The sudden death in 1790 of the prison architect William Blackburn, provided the great opportunity of Brettingham's life, and he soon gained a lucrative practice. Blackburn left many designs incomplete, several of which Brettingham subsequently carried into execution. He erected gaols at Reading, Hertford, Poole, Downpatrick, Northampton, and elsewhere.

In 1771 his name appears associated with those of the leading architects of the time in the foundation of the Architects' Club, which met to dine at the Thatched House Tavern on the first Thursday each month. Other original members of this club included Sir William Chambers, Robert Adam, John Soane, James Wyatt, and Samuel Pepys Cockerell. About this time Brettingham also held the post of resident clerk in the Board of Works, which he resigned in 1805.

His works for private patrons include the "Temple of Concord" in the grounds of Audley End House, a rectangular Corinthian imitation ruin built for Sir John Griffin in 1790 to celebrate George III's recovery from insanity, and a mausoleum in Scotland for the Fraser family.
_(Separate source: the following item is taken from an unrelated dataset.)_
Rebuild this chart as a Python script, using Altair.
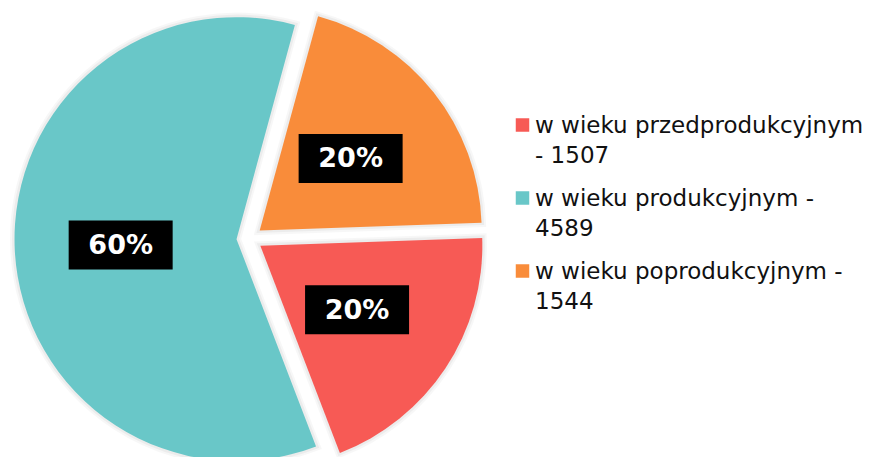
import math
import altair as alt
import pandas as pd

# ---- data ----
categories = ["w wieku przedprodukcyjnym", "w wieku produkcyjnym", "w wieku poprodukcyjnym"]
values = [1507, 4589, 1544]
legend_labels = [
    "w wieku przedprodukcyjnym\n- 1507",
    "w wieku produkcyjnym -\n4589",
    "w wieku poprodukcyjnym -\n1544",
]
colors = ["#F75A55", "#69C7C8", "#F98C3A"]

# ---- layout constants (pixels) ----
W, H = 867, 449
CX, CY = 241.5, 230.5   # pie centre
R = 222                 # pie radius
D = 13                  # explode distance
LR = 116                # label distance from slice centre
BW, BH = 104, 49        # label box size
START = math.radians(88)

df = pd.DataFrame({
    "category": categories,
    "value": values,
    "order": list(range(len(categories))),
    "legend": legend_labels,
})

base = alt.Chart(df).transform_joinaggregate(
    total="sum(value)"
).transform_window(
    cum="sum(value)", sort=[alt.SortField("order")], frame=[None, 0]
).transform_calculate(
    f1="datum.cum / datum.total",
    f0="(datum.cum - datum.value) / datum.total",
    pct="datum.value / datum.total",
).transform_calculate(
    mid=f"{START} + PI*(datum.f0 + datum.f1)",
).transform_calculate(
    cx=f"{CX} + {D}*sin(datum.mid)",
    cy=f"{CY} - {D}*cos(datum.mid)",
).transform_calculate(
    lx=f"datum.cx + {LR}*sin(datum.mid)",
    ly=f"datum.cy - {LR}*cos(datum.mid)",
    pct_label="format(datum.pct, '.0%')",
).transform_calculate(
    bx0=f"datum.lx - {BW/2}", bx1=f"datum.lx + {BW/2}",
    by0=f"datum.ly - {BH/2}", by1=f"datum.ly + {BH/2}",
)

theta_scale = alt.Scale(domain=[0, 1], range=[START, START + 2 * math.pi])
color_scale = alt.Scale(domain=categories, range=colors)

arc_enc = dict(
    x=alt.X("cx:Q", scale=None),
    y=alt.Y("cy:Q", scale=None),
    theta=alt.Theta("f0:Q", scale=theta_scale),
    theta2="f1:Q",
)

shadow1 = base.mark_arc(radius=R, fillOpacity=0, stroke="#000000",
                        strokeWidth=9, strokeOpacity=0.03).encode(**arc_enc)
shadow2 = base.mark_arc(radius=R, fillOpacity=0, stroke="#000000",
                        strokeWidth=5, strokeOpacity=0.045).encode(**arc_enc)
slices = base.mark_arc(radius=R).encode(
    color=alt.Color("category:N", scale=color_scale, legend=None),
    **arc_enc,
)

boxes = base.mark_rect(color="#000000").encode(
    x=alt.X("bx0:Q", scale=None), x2="bx1:Q",
    y=alt.Y("by0:Q", scale=None), y2="by1:Q",
)
pct_text = base.mark_text(
    font="DejaVu Sans", fontWeight="bold", fontSize=27, color="white",
    align="center", baseline="middle", dy=1,
).encode(
    x=alt.X("lx:Q", scale=None), y=alt.Y("ly:Q", scale=None), text="pct_label:N"
)

# ---- manual legend ----
leg_y = alt.Y("order:Q", scale=alt.Scale(domain=[0, 2], range=[117, 263]), axis=None)
leg_sq = alt.Chart(df).mark_square(size=182, opacity=1).encode(
    x=alt.value(514.5),
    y=leg_y,
    color=alt.Color("category:N", scale=color_scale, legend=None),
)
leg_txt = alt.Chart(df).mark_text(
    font="DejaVu Sans", fontSize=23, color="#111111", align="left",
    baseline="alphabetic", lineBreak="\n", lineHeight=30, dy=8,
).encode(
    x=alt.value(527),
    y=leg_y,
    text="legend:N",
)

chart = alt.layer(shadow1, shadow2, slices, boxes, pct_text, leg_sq, leg_txt).properties(
    width=W, height=H, padding=0, autosize=alt.AutoSizeParams(type="none"),
    background="white",
).resolve_scale(y="independent").configure_view(stroke=None)

chart.save("out.html", embed_options={"renderer": "svg", "actions": False})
He also carried out work at Winchester House, St. James's Square, erected originally for the Duke of Leeds; 9 Berkeley Square, afterwards sold to the Marquis of Buckingham; Buckingham House, 91 Pall Mall, rebuilt in 1794 by Sir John Soane; Lansdowne House, Berkeley Square; 80 Piccadilly, for Sir Francis Burdett; Charlton, Wiltshire, for the Earl of Suffolk; Waldershare, Kent, for the Earl of Guilford; Felbrigg Hall, Norfolk, for the Hon. W. Wyndham; Longleat, Wiltshire; and Roehampton, Surrey, and Hillsborough House in Ireland, both for the Marquess of Downshire. Brettingham was held in much regard by his professional brethren, and was the esteemed master of many who later attained eminence in the architectural profession. He died in 1820.